Thursday, September 12, 2013

Leadership

Someone remarks casually that "it's hard not being the top dog," and I have a sudden torrent of thoughts to offer.

I think it is actually pretty easy not being the top dog. It can be problematic when people have radically different views of where some collaborative project is (or should be) headed, but even in the latter case I think it is easier to get things done with peer-to-peer conversation rather than command-and-control.

In my marriage, for example, nobody presides. This was true even when we were newlyweds (and were approaching our relationship even more naively than we still do). My wife and I talk about things, express opinions, come up against decisions that must be made quickly, and work things out (without making somebody "be in charge" of everything or have "the final say" in whatever we do individually or together). At some point, I suppose we could become incompatible: even if that happened and we went our separate ways (divorce), I would like to do so amicably rather than angrily. In the same way, if I am ever collaborating with other people in the workplace (or anywhere, really), I always want them to feel free to give honest input, and to walk away if at any point they are too uncomfortable with the way things are going (or some much better opportunity presents itself to them and they feel a real desire to take advantage of it).

The difficulty of leadership is that it really isn't such a good thing, when life is going well. Historically, the great leaders are the people who encounter some disaster and react against it powerfully (with some kind of communal support), unilaterally (without backing down)--and most importantly, successfully (they achieve something that the world recognizes in hindsight as success, e.g. victory in war, economic prosperity, survival in a savage wilderness). But life is not always throwing us into do-or-die situations (wherein we must all look to Napoleon and hope that this is Austerlitz and not Waterloo). We shouldn't deliberately put our backs to the wall and then look for somebody to play Julius Caesar (and "get the bad guys" at all cost by "being a great leader").

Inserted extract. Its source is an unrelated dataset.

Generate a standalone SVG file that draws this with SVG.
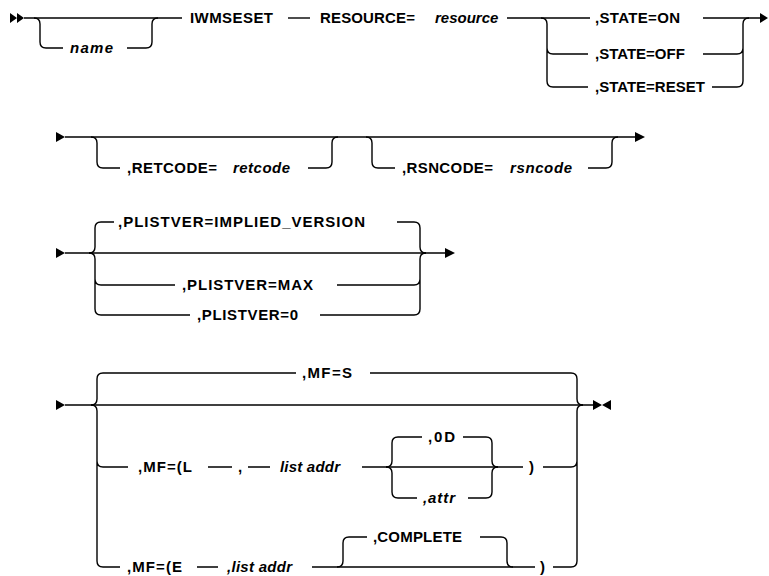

Ideally, we never have any need for leadership (the way it is commonly understood). Ideally, we never find our backs to the wall as we gamble everything on the success of some singular encounter with fortune (who giveth and taketh away without regard for persons: even "great leaders" can lose--at terrrible cost to themselves and their communities). Ideally, we don't make every decision an occasion for Caesar to throw the dice and cross the Rubicon. Never cross the Rubicon unless you really have to. If you really have to, then by all means be a leader--just as you might become a murderer to save your own life or the life of someone you love. But don't love leadership (or homicide) for its own sake. I am pretty sure it doesn't love you back; if it does, then history says that its love is really dangerous (as likely to kill you prematurely as to save you from present danger).

Ideally, instead of leadership we have peer-to-peer negotiation. Instead of noticing something bad in the world (e.g. people are dying in Syria!) and responding with leadership (e.g. bomb the crap out of Syria, stat! show the world that we mean business, that Caesar is burning his boats and preparing to take Britain at all costs!), we should respond with negotiation (e.g. how can we help refugees? is there anything we can do to encourage better behavior among enemies? maybe not all crises need to be solved with bombs and other tools of leadership). Leadership will always be with us (like death and other such things), but it need not be the only thing available when problems arise. We should actively cultivate alternatives to it (or alternative forms of it, if you like, but I mistrust the word too much at present to be interested in redeeming it).